Go through the records from the first line and retype each one exactly, stopping once the line with "var plotL = 156.5, plotR" is done. Pictures are left out.

++++ Task inputs ++++

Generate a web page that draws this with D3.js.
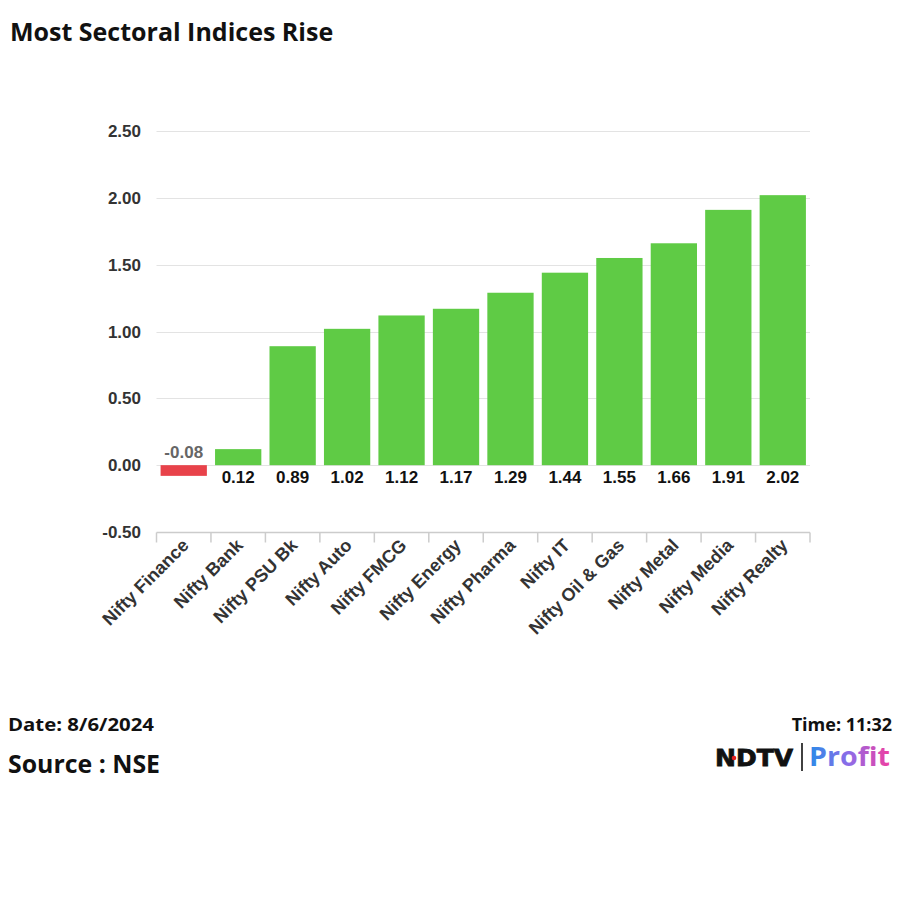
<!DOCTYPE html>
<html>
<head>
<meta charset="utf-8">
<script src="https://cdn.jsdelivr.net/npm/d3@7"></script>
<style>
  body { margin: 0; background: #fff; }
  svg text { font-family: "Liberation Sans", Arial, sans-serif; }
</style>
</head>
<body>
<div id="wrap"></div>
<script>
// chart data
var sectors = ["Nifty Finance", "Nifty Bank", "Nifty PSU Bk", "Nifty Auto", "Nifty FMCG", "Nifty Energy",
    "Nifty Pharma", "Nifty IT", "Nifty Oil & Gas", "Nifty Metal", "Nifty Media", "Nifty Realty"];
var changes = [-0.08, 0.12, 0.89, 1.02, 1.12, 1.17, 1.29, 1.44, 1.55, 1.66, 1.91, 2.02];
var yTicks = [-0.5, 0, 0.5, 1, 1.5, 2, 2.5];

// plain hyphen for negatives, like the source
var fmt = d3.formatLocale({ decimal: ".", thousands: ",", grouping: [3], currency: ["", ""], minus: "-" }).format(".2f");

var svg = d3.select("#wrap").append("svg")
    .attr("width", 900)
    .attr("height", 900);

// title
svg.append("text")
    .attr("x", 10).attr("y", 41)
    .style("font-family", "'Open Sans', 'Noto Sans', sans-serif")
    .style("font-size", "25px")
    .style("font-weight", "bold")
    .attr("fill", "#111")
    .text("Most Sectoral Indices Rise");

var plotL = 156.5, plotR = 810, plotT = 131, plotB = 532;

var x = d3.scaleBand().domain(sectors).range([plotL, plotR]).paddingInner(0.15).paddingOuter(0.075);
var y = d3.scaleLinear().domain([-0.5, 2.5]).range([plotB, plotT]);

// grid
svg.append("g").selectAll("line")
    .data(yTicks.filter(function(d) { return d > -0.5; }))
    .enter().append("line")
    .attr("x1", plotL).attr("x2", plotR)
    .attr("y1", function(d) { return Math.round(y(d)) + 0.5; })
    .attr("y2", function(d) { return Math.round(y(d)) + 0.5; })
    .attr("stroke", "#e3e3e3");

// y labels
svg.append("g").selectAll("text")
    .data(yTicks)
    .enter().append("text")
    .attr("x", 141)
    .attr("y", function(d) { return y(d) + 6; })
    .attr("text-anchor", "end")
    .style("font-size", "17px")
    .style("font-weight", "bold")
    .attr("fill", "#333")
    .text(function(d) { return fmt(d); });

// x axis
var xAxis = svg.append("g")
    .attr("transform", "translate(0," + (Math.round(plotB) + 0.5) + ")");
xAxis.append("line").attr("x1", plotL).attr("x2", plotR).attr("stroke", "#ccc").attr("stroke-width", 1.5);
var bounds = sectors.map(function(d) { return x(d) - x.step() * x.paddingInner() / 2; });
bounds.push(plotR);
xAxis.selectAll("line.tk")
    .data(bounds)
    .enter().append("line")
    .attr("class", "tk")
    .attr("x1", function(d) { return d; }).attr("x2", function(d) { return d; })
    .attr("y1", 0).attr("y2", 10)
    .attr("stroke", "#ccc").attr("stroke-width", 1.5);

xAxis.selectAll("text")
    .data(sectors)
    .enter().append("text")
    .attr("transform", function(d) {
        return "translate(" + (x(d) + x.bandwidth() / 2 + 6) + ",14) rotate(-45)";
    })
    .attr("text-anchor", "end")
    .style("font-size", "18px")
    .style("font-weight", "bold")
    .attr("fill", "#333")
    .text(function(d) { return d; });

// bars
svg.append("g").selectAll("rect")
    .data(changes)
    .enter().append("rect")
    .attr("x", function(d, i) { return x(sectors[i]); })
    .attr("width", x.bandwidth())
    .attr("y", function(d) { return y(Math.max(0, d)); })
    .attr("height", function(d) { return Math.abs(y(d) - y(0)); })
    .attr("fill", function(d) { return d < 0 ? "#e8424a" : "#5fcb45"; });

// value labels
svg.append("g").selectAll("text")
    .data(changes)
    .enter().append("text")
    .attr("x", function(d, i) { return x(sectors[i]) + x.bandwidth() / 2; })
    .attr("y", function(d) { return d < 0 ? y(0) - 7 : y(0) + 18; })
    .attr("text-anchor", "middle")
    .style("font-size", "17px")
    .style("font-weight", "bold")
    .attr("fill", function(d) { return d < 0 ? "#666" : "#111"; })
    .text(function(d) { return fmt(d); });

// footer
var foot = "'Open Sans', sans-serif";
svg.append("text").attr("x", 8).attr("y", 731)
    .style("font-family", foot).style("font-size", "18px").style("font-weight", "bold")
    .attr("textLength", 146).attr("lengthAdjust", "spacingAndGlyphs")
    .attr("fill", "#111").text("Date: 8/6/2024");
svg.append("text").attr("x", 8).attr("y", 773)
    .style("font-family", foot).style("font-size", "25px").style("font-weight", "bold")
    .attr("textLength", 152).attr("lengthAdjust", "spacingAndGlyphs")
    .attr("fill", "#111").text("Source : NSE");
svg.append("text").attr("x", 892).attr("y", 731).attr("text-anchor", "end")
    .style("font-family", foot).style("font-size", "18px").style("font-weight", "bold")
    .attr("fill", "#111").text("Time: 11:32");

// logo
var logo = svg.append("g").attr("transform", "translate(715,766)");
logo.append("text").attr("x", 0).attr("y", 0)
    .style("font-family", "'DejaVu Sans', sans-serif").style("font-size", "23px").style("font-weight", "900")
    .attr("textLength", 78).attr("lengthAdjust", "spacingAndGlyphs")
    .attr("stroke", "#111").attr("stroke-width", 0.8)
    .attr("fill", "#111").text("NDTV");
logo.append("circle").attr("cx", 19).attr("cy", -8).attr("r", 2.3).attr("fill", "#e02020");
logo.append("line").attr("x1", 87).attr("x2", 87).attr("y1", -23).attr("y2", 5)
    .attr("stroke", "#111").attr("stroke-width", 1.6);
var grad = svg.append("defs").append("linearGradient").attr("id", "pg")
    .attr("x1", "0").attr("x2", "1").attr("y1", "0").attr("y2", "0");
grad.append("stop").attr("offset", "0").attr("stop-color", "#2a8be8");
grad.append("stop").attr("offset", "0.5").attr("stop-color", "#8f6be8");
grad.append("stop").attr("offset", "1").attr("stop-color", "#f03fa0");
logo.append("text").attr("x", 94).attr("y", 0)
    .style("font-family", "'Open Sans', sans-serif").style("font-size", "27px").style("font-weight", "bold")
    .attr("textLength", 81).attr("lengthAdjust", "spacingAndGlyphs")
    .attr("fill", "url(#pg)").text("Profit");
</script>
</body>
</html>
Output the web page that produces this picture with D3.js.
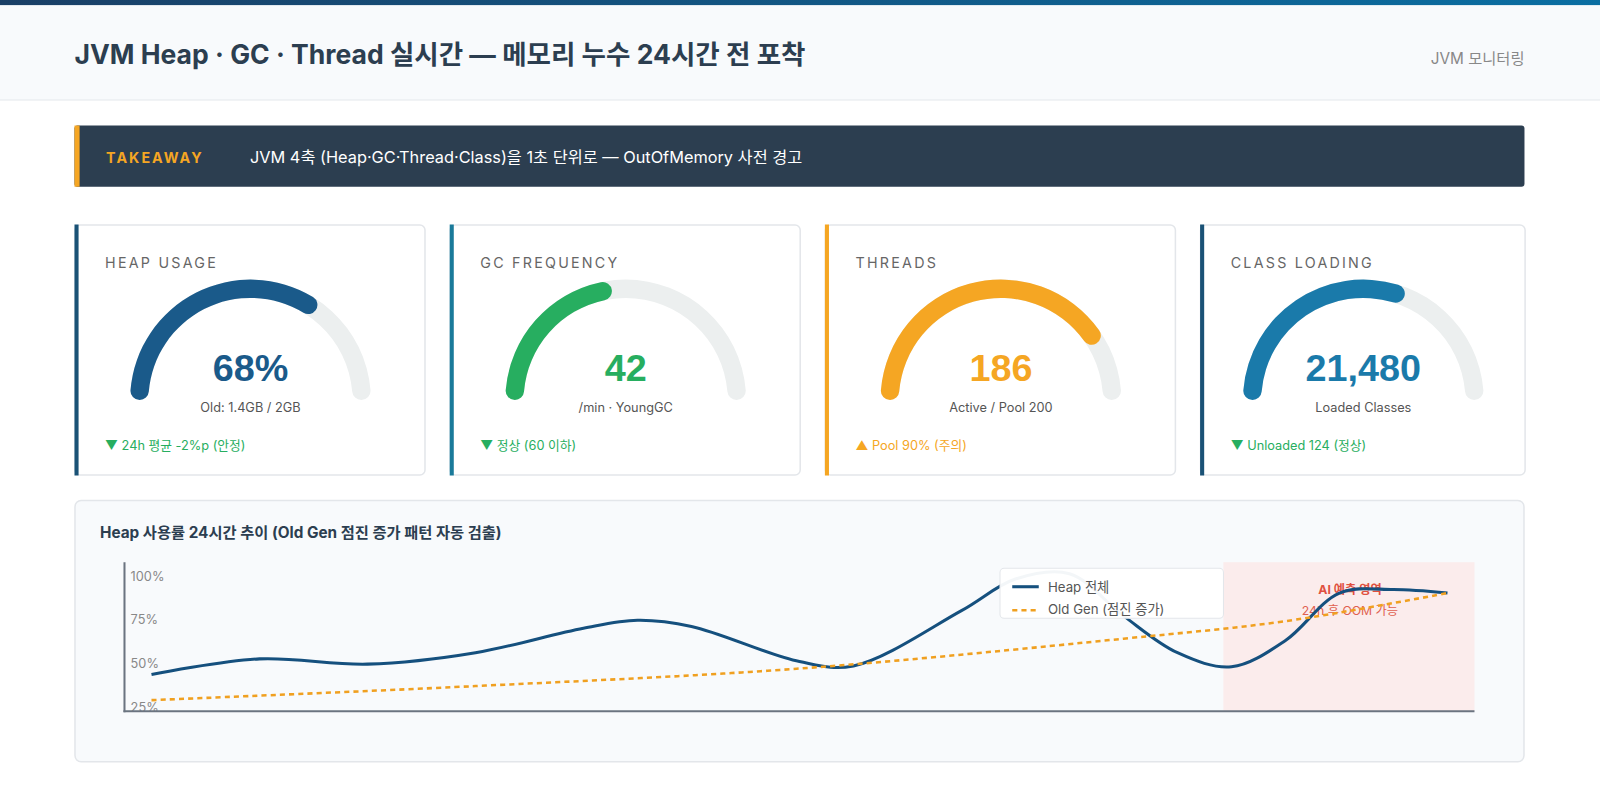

++++

• _Result below_:
Generate a web page that draws this with D3.js.
<!DOCTYPE html>
<html>
<head>
<meta charset="utf-8">
<script src="https://cdn.jsdelivr.net/npm/d3@7"></script>
<style>
  body { margin: 0; background: #fff; }
  svg text { font-family: "Liberation Sans", Arial, sans-serif; }
</style>
</head>
<body>
<div id="wrap"></div>
<script>
// chart data
var sectors = ["Nifty Finance", "Nifty Bank", "Nifty PSU Bk", "Nifty Auto", "Nifty FMCG", "Nifty Energy",
    "Nifty Pharma", "Nifty IT", "Nifty Oil & Gas", "Nifty Metal", "Nifty Media", "Nifty Realty"];
var changes = [-0.08, 0.12, 0.89, 1.02, 1.12, 1.17, 1.29, 1.44, 1.55, 1.66, 1.91, 2.02];
var yTicks = [-0.5, 0, 0.5, 1, 1.5, 2, 2.5];

// plain hyphen for negatives, like the source
var fmt = d3.formatLocale({ decimal: ".", thousands: ",", grouping: [3], currency: ["", ""], minus: "-" }).format(".2f");

var svg = d3.select("#wrap").append("svg")
    .attr("width", 900)
    .attr("height", 900);

// title
svg.append("text")
    .attr("x", 10).attr("y", 41)
    .style("font-family", "'Open Sans', 'Noto Sans', sans-serif")
    .style("font-size", "25px")
    .style("font-weight", "bold")
    .attr("fill", "#111")
    .text("Most Sectoral Indices Rise");

var plotL = 156.5, plotR = 810, plotT = 131, plotB = 532;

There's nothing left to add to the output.